• DESCRIPTION OF THE TASK:
Restate all the material verbatim, except for the pictures.

• RAW DATA:
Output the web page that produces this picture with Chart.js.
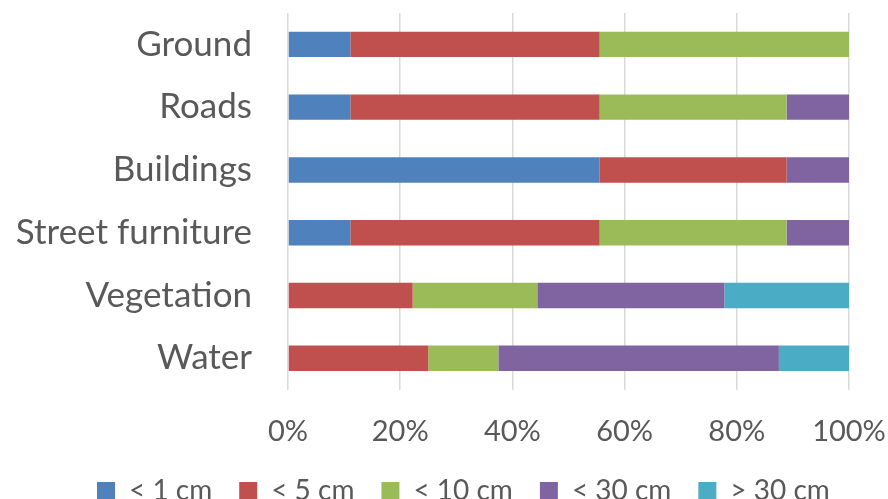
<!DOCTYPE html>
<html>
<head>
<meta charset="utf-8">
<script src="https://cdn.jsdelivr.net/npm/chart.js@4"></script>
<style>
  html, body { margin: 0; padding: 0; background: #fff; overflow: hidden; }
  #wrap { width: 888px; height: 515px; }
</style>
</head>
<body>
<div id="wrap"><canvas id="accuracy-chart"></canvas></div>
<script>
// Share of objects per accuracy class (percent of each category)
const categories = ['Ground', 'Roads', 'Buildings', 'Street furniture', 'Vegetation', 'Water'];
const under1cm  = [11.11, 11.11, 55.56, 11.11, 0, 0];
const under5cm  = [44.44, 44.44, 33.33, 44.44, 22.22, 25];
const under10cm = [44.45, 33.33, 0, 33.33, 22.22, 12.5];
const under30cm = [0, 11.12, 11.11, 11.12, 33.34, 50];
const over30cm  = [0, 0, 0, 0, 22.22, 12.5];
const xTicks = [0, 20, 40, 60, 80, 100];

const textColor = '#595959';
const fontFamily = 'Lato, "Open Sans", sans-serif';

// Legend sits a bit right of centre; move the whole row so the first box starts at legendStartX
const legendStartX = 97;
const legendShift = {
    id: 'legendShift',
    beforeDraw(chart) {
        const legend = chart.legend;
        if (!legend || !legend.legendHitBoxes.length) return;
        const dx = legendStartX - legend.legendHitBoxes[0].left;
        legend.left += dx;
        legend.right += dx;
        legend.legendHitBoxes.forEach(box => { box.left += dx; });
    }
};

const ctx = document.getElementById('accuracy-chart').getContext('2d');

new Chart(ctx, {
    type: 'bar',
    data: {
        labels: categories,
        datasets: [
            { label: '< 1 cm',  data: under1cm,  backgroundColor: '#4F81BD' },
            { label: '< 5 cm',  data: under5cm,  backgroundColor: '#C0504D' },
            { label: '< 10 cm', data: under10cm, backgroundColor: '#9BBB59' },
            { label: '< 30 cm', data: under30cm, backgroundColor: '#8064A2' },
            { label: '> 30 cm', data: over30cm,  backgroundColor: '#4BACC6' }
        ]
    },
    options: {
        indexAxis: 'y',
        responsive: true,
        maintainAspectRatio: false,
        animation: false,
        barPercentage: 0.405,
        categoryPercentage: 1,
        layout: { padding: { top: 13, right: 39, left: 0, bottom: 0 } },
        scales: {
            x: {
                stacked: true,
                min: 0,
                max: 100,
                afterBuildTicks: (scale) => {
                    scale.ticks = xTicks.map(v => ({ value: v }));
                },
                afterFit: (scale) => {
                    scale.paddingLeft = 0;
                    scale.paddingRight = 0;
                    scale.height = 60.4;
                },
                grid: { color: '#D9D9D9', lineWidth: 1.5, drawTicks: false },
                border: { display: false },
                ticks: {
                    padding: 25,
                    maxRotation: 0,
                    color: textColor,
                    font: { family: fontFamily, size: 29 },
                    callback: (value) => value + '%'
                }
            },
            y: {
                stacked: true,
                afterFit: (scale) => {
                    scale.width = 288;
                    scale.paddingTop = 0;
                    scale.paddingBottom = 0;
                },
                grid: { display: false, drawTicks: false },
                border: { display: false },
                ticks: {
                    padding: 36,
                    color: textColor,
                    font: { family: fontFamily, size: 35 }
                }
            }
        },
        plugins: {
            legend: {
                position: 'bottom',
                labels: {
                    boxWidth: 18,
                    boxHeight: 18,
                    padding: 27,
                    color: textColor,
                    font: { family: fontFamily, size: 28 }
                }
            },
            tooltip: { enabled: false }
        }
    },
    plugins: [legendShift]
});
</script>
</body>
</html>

• REPLY:
Output the web page that produces this picture with Chart.js.
<!DOCTYPE html>
<html>
<head>
<meta charset="utf-8">
<script src="https://cdn.jsdelivr.net/npm/chart.js@4"></script>
<style>
  html, body { margin: 0; padding: 0; background: #fff; overflow: hidden; }
  #wrap { width: 888px; height: 515px; }
</style>
</head>
<body>
<div id="wrap"><canvas id="accuracy-chart"></canvas></div>
<script>
// Share of objects per accuracy class (percent of each category)
const categories = ['Ground', 'Roads', 'Buildings', 'Street furniture', 'Vegetation', 'Water'];
const under1cm  = [11.11, 11.11, 55.56, 11.11, 0, 0];
const under5cm  = [44.44, 44.44, 33.33, 44.44, 22.22, 25];
const under10cm = [44.45, 33.33, 0, 33.33, 22.22, 12.5];
const under30cm = [0, 11.12, 11.11, 11.12, 33.34, 50];
const over30cm  = [0, 0, 0, 0, 22.22, 12.5];
const xTicks = [0, 20, 40, 60, 80, 100];

const textColor = '#595959';
const fontFamily = 'Lato, "Open Sans", sans-serif';

// Legend sits a bit right of centre; move the whole row so the first box starts at legendStartX
const legendStartX = 97;
const legendShift = {
    id: 'legendShift',
    beforeDraw(chart) {
        const legend = chart.legend;
        if (!legend || !legend.legendHitBoxes.length) return;
        const dx = legendStartX - legend.legendHitBoxes[0].left;
        legend.left += dx;
        legend.right += dx;
        legend.legendHitBoxes.forEach(box => { box.left += dx; });
    }
};

const ctx = document.getElementById('accuracy-chart').getContext('2d');

new Chart(ctx, {
    type: 'bar',
    data: {
        labels: categories,
        datasets: [
            { label: '< 1 cm',  data: under1cm,  backgroundColor: '#4F81BD' },
            { label: '< 5 cm',  data: under5cm,  backgroundColor: '#C0504D' },
            { label: '< 10 cm', data: under10cm, backgroundColor: '#9BBB59' },
            { label: '< 30 cm', data: under30cm, backgroundColor: '#8064A2' },
            { label: '> 30 cm', data: over30cm,  backgroundColor: '#4BACC6' }
        ]
    },
    options: {
        indexAxis: 'y',
        responsive: true,
        maintainAspectRatio: false,
        animation: false,
        barPercentage: 0.405,
        categoryPercentage: 1,
        layout: { padding: { top: 13, right: 39, left: 0, bottom: 0 } },
        scales: {
            x: {
                stacked: true,
                min: 0,
                max: 100,
                afterBuildTicks: (scale) => {
                    scale.ticks = xTicks.map(v => ({ value: v }));
                },
                afterFit: (scale) => {
                    scale.paddingLeft = 0;
                    scale.paddingRight = 0;
                    scale.height = 60.4;
                },
                grid: { color: '#D9D9D9', lineWidth: 1.5, drawTicks: false },
                border: { display: false },
                ticks: {
                    padding: 25,
                    maxRotation: 0,
                    color: textColor,
                    font: { family: fontFamily, size: 29 },
                    callback: (value) => value + '%'
                }
            },
            y: {
                stacked: true,
                afterFit: (scale) => {
                    scale.width = 288;
                    scale.paddingTop = 0;
                    scale.paddingBottom = 0;
                },
                grid: { display: false, drawTicks: false },
                border: { display: false },
                ticks: {
                    padding: 36,
                    color: textColor,
                    font: { family: fontFamily, size: 35 }
                }
            }
        },
        plugins: {
            legend: {
                position: 'bottom',
                labels: {
                    boxWidth: 18,
                    boxHeight: 18,
                    padding: 27,
                    color: textColor,
                    font: { family: fontFamily, size: 28 }
                }
            },
            tooltip: { enabled: false }
        }
    },
    plugins: [legendShift]
});
</script>
</body>
</html>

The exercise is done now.